- [Exercise goal]
Nothing after the line with "START_YEAR = 1994" belongs in the copy; extract the lines below from the top through that line, pictures left out.

- [Collected material]
-- Start --

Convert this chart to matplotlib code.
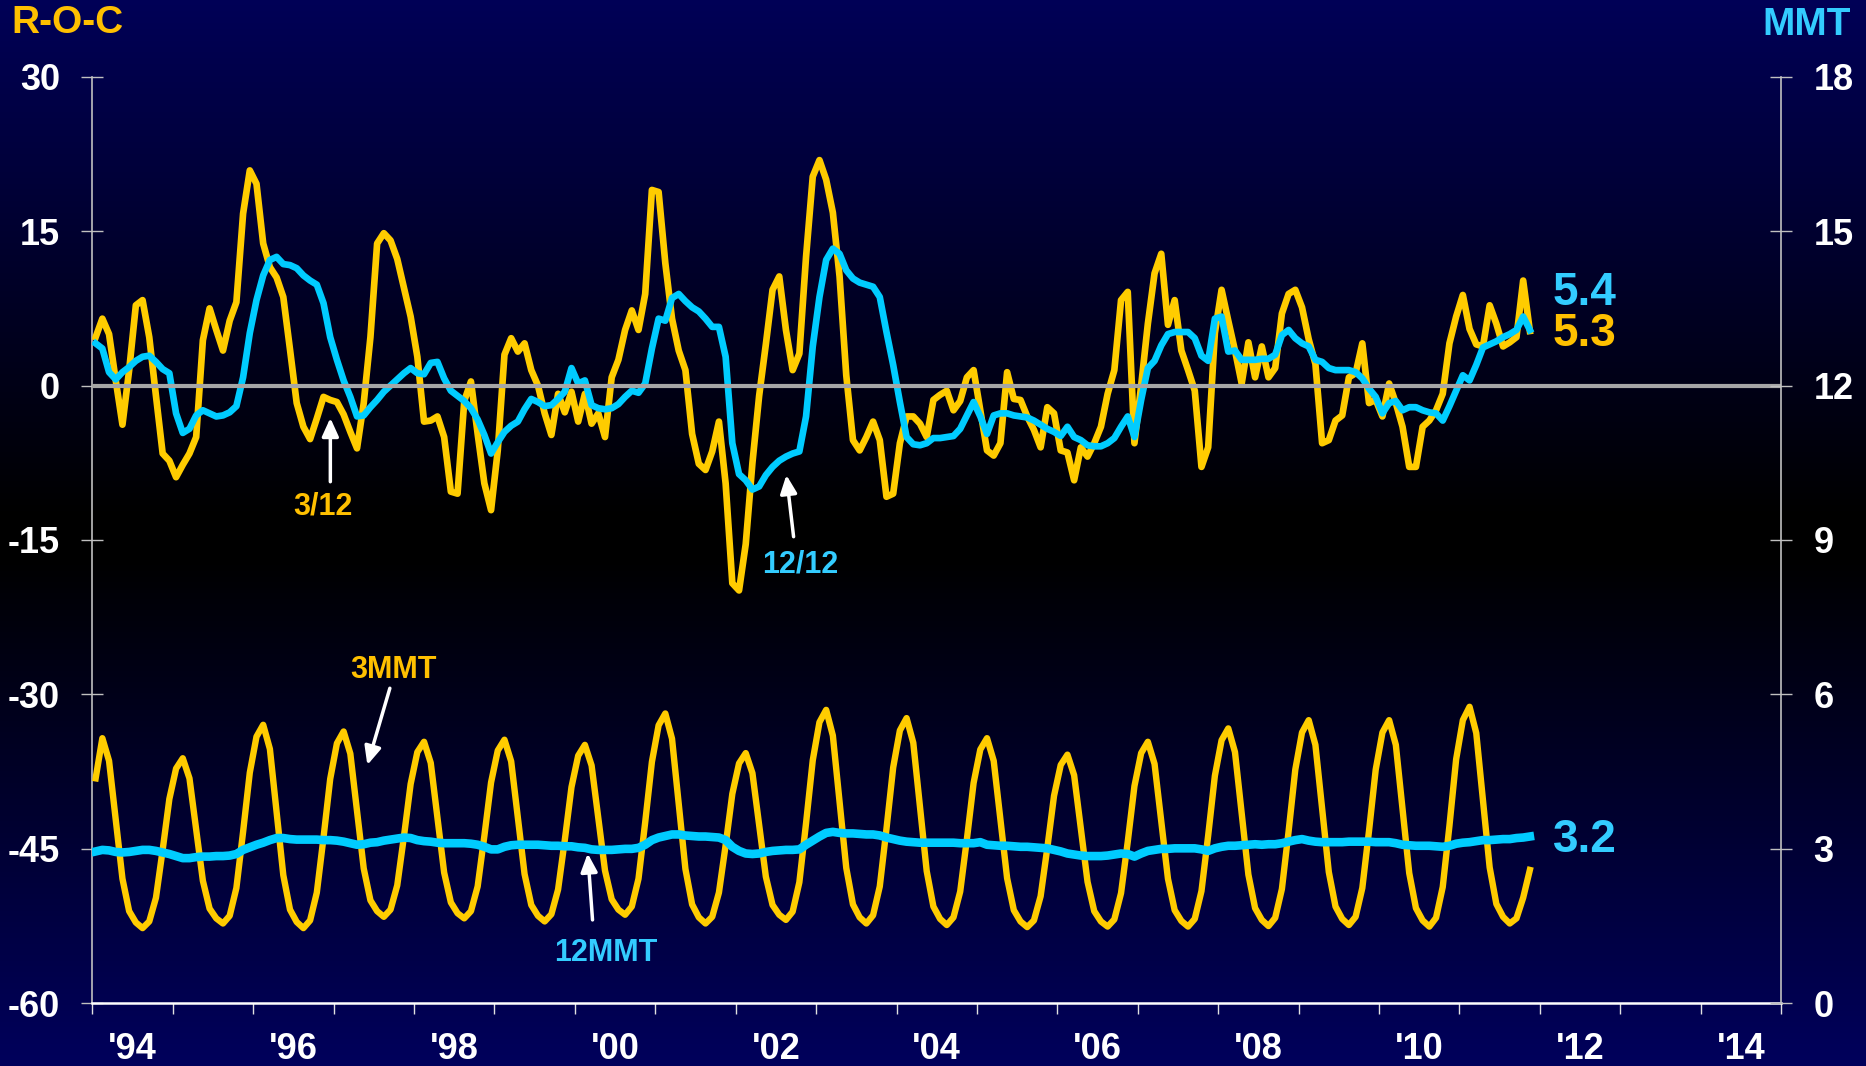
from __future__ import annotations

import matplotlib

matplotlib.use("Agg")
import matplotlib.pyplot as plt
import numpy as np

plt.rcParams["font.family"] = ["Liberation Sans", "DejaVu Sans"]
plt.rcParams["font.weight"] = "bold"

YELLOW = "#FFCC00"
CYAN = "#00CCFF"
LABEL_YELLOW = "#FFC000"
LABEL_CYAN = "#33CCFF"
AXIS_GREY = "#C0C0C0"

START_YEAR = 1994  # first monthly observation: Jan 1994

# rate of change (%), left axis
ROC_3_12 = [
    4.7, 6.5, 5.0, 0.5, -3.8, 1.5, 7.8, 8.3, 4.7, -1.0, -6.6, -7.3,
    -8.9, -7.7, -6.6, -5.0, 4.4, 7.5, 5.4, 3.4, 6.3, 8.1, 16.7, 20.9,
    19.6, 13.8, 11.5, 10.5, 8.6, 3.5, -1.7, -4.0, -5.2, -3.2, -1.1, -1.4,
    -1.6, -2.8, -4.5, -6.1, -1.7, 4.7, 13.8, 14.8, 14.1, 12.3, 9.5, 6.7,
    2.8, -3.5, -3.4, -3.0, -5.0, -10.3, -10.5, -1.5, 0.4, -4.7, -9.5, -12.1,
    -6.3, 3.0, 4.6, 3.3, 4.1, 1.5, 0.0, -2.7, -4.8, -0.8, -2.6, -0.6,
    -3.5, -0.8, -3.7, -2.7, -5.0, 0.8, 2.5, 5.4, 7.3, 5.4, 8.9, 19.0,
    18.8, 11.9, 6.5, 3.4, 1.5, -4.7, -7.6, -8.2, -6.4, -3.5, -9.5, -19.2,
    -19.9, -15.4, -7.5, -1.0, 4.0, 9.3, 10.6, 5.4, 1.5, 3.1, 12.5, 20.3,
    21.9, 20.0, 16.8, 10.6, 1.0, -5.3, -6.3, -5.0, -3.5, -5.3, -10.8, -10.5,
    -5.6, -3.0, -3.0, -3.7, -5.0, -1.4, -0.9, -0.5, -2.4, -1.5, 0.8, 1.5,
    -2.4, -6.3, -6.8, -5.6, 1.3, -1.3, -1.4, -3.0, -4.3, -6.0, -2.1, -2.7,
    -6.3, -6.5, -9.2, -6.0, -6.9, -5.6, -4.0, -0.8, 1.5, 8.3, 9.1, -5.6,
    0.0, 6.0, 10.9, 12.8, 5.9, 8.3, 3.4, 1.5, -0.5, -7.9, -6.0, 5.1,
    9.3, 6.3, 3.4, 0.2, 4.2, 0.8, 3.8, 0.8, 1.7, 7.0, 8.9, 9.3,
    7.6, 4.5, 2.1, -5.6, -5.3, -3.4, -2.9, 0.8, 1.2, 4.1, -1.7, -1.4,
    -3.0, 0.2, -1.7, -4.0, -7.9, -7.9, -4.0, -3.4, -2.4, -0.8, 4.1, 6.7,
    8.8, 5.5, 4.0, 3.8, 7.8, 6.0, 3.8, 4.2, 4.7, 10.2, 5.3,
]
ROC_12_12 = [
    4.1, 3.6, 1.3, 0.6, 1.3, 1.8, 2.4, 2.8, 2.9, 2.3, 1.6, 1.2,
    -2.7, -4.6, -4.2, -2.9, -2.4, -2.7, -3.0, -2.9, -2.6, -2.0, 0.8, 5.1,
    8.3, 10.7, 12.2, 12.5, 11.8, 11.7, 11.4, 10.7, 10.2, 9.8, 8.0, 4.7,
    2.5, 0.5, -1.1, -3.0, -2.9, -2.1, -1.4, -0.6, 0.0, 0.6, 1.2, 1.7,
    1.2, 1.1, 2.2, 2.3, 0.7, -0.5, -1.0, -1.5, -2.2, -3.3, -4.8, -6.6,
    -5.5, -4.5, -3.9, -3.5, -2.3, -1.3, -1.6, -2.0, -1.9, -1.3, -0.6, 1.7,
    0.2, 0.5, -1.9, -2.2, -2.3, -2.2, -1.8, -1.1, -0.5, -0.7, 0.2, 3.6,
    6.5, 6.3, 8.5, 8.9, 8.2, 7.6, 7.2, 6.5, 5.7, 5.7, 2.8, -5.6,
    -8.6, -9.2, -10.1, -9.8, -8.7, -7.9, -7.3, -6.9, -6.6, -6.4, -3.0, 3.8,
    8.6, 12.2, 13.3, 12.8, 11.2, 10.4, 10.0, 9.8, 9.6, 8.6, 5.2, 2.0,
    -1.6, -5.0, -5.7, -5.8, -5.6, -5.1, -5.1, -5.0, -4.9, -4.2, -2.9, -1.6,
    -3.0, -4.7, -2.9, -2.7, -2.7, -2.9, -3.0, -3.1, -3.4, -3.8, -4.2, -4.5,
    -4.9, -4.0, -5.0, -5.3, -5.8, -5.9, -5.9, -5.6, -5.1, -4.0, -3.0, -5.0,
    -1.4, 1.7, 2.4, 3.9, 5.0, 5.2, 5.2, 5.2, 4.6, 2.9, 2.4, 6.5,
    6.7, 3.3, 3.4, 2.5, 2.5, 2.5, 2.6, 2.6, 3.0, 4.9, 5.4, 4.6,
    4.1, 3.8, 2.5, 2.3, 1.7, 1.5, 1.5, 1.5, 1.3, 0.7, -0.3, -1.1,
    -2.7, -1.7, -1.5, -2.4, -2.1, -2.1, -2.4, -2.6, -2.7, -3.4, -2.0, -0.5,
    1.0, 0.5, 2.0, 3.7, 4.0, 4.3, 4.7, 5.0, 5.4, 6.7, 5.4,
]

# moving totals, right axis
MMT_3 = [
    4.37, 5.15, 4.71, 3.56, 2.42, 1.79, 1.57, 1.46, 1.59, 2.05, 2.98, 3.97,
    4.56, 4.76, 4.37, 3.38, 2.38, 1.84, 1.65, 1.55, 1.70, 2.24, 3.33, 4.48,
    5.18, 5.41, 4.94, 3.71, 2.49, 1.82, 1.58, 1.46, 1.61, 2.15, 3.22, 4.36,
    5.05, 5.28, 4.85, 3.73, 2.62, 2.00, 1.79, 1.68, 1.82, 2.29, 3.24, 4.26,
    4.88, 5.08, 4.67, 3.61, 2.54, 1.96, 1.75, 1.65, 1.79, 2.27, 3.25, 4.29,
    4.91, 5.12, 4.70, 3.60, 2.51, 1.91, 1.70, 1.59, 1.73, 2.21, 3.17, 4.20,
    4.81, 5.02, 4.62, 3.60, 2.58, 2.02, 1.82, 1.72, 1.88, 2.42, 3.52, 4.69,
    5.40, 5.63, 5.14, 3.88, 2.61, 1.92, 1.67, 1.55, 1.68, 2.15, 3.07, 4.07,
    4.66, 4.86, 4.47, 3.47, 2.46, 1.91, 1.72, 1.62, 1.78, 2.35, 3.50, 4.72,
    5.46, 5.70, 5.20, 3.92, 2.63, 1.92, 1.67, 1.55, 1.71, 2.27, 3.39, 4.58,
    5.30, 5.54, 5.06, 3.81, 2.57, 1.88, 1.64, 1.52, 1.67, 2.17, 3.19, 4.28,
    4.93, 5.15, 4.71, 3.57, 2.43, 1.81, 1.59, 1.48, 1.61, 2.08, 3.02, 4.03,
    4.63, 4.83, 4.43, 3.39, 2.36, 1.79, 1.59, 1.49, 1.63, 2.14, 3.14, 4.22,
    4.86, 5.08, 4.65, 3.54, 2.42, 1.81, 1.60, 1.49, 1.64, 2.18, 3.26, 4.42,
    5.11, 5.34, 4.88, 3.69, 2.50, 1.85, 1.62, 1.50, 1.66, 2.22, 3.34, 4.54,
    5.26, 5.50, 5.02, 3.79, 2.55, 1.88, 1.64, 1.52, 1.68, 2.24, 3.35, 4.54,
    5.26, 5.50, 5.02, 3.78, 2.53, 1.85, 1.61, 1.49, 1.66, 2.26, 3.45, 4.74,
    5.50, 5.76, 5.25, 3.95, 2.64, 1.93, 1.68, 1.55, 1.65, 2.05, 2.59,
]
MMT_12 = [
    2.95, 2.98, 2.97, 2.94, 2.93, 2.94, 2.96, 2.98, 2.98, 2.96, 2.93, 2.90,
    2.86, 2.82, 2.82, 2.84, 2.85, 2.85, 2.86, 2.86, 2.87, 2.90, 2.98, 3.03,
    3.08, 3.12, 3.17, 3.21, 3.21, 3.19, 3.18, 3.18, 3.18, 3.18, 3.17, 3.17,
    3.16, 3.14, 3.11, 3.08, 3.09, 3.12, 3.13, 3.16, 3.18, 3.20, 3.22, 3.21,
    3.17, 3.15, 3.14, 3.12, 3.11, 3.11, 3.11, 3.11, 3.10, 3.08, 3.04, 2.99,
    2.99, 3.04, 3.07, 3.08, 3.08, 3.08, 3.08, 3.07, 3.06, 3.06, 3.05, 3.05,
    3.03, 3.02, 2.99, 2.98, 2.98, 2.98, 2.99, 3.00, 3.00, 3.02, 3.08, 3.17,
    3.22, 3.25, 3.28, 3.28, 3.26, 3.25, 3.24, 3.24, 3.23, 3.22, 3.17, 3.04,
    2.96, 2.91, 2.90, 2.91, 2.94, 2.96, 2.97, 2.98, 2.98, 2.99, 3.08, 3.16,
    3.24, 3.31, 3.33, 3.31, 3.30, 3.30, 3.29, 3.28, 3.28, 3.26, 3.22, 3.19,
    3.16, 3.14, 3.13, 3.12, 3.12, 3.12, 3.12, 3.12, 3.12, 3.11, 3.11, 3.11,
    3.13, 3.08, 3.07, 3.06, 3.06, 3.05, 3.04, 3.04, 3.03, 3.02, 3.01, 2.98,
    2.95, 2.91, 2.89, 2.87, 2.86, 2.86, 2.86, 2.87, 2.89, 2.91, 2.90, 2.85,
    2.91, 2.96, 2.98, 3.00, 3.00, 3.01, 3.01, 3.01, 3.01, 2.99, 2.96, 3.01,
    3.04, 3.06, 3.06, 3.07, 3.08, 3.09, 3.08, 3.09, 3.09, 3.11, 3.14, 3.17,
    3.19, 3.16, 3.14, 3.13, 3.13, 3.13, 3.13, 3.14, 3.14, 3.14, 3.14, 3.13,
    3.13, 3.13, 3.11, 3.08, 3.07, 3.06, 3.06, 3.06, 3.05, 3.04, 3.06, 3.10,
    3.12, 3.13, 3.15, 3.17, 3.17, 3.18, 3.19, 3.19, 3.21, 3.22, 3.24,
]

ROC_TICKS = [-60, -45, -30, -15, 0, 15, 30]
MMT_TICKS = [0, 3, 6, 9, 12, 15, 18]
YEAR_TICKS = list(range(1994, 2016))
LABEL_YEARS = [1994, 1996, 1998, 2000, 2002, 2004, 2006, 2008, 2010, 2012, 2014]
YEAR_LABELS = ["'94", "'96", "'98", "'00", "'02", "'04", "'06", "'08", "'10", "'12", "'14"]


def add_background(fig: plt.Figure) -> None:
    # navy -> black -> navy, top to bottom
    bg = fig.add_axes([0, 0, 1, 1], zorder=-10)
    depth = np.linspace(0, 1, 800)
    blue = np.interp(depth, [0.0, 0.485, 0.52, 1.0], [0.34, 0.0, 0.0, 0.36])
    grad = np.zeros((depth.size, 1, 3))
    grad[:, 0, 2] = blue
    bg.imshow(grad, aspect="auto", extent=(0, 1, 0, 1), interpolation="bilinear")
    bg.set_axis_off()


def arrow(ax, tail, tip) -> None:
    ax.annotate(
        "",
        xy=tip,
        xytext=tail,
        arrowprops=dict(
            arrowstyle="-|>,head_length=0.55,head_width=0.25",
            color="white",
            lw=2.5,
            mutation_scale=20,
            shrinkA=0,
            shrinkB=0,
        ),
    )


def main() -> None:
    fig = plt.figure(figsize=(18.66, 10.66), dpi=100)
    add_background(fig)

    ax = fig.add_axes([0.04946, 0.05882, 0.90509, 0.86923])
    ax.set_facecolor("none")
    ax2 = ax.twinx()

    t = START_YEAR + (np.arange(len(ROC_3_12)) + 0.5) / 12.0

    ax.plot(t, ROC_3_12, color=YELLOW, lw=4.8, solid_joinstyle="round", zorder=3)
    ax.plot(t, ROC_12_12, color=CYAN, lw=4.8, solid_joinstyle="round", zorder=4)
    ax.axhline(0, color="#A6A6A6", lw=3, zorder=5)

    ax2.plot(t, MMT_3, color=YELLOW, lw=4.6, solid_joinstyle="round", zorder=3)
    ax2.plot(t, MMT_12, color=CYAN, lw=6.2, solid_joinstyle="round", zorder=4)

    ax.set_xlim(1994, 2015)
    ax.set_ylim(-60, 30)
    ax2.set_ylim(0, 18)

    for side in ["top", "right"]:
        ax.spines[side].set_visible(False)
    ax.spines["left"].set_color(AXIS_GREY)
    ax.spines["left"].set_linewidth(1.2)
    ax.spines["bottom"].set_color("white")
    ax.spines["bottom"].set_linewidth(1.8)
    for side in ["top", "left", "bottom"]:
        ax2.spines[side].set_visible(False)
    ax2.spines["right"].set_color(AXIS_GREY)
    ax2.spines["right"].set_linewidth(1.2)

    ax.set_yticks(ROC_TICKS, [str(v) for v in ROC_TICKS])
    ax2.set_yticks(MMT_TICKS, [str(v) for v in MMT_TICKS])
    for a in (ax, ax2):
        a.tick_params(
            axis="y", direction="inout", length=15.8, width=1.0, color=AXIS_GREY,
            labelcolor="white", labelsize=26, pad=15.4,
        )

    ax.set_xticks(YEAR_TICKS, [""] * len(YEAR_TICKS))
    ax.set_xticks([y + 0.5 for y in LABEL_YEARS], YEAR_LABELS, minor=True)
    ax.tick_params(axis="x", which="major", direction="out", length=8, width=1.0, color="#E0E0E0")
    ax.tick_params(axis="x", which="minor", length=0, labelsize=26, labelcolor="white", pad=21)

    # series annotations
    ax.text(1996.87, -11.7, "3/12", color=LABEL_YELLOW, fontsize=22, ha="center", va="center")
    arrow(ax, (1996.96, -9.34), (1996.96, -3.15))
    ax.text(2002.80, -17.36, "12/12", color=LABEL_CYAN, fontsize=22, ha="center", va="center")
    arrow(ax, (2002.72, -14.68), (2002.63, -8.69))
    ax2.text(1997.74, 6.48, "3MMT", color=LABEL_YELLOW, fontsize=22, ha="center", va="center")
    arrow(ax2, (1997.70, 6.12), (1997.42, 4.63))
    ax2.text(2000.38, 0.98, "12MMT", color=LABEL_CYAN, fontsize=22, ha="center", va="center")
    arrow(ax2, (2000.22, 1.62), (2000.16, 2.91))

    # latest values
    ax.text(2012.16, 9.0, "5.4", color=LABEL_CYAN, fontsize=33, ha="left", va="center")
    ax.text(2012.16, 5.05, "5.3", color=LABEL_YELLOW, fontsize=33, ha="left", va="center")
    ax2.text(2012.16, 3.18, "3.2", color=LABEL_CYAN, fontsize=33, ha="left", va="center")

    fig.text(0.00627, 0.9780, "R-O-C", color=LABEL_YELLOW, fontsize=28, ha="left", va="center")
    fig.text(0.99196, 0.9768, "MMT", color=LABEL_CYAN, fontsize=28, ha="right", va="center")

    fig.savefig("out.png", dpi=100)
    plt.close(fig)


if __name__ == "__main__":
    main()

-- End --

- [Response below]
Convert this chart to matplotlib code.
from __future__ import annotations

import matplotlib

matplotlib.use("Agg")
import matplotlib.pyplot as plt
import numpy as np

plt.rcParams["font.family"] = ["Liberation Sans", "DejaVu Sans"]
plt.rcParams["font.weight"] = "bold"

YELLOW = "#FFCC00"
CYAN = "#00CCFF"
LABEL_YELLOW = "#FFC000"
LABEL_CYAN = "#33CCFF"
AXIS_GREY = "#C0C0C0"

START_YEAR = 1994  # first monthly observation: Jan 1994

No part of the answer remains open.